▸ Given instruction:
Begin at the first line of the data and copy each line through the one containing "solid_capstyle='butt')", that line included, with no pictures.

━━━━━━━━━━

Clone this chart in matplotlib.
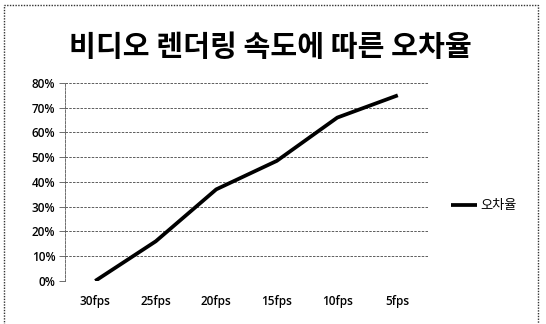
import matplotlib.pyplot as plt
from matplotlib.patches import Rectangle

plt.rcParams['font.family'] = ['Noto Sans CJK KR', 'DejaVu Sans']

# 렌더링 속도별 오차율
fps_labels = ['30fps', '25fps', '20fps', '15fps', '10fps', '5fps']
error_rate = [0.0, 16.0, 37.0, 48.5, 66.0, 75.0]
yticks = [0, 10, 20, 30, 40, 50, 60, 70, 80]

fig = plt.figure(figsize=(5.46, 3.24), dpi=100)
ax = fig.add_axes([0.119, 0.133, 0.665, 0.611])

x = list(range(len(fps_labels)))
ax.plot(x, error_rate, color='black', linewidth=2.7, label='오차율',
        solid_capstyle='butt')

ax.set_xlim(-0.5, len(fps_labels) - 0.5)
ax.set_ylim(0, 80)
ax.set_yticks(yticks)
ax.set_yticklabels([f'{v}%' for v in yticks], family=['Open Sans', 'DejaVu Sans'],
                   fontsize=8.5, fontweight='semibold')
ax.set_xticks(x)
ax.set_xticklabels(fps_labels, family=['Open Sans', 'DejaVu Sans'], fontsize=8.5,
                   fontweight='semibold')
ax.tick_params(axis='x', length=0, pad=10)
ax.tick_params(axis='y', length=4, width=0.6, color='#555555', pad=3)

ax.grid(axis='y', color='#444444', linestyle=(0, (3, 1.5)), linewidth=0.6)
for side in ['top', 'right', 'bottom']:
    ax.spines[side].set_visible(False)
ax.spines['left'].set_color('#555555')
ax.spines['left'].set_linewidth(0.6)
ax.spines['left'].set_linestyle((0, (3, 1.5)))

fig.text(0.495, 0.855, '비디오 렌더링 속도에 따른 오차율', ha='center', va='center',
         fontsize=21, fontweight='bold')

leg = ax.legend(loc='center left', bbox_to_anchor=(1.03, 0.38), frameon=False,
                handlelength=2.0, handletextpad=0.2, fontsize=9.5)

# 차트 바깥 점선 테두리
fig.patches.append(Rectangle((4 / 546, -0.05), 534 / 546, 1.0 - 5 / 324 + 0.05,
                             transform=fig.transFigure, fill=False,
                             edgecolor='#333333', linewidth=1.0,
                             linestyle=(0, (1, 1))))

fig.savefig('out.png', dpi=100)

━━━━━━━━━━

▸ Finished task:
Clone this chart in matplotlib.
import matplotlib.pyplot as plt
from matplotlib.patches import Rectangle

plt.rcParams['font.family'] = ['Noto Sans CJK KR', 'DejaVu Sans']

# 렌더링 속도별 오차율
fps_labels = ['30fps', '25fps', '20fps', '15fps', '10fps', '5fps']
error_rate = [0.0, 16.0, 37.0, 48.5, 66.0, 75.0]
yticks = [0, 10, 20, 30, 40, 50, 60, 70, 80]

fig = plt.figure(figsize=(5.46, 3.24), dpi=100)
ax = fig.add_axes([0.119, 0.133, 0.665, 0.611])

x = list(range(len(fps_labels)))
ax.plot(x, error_rate, color='black', linewidth=2.7, label='오차율',
        solid_capstyle='butt')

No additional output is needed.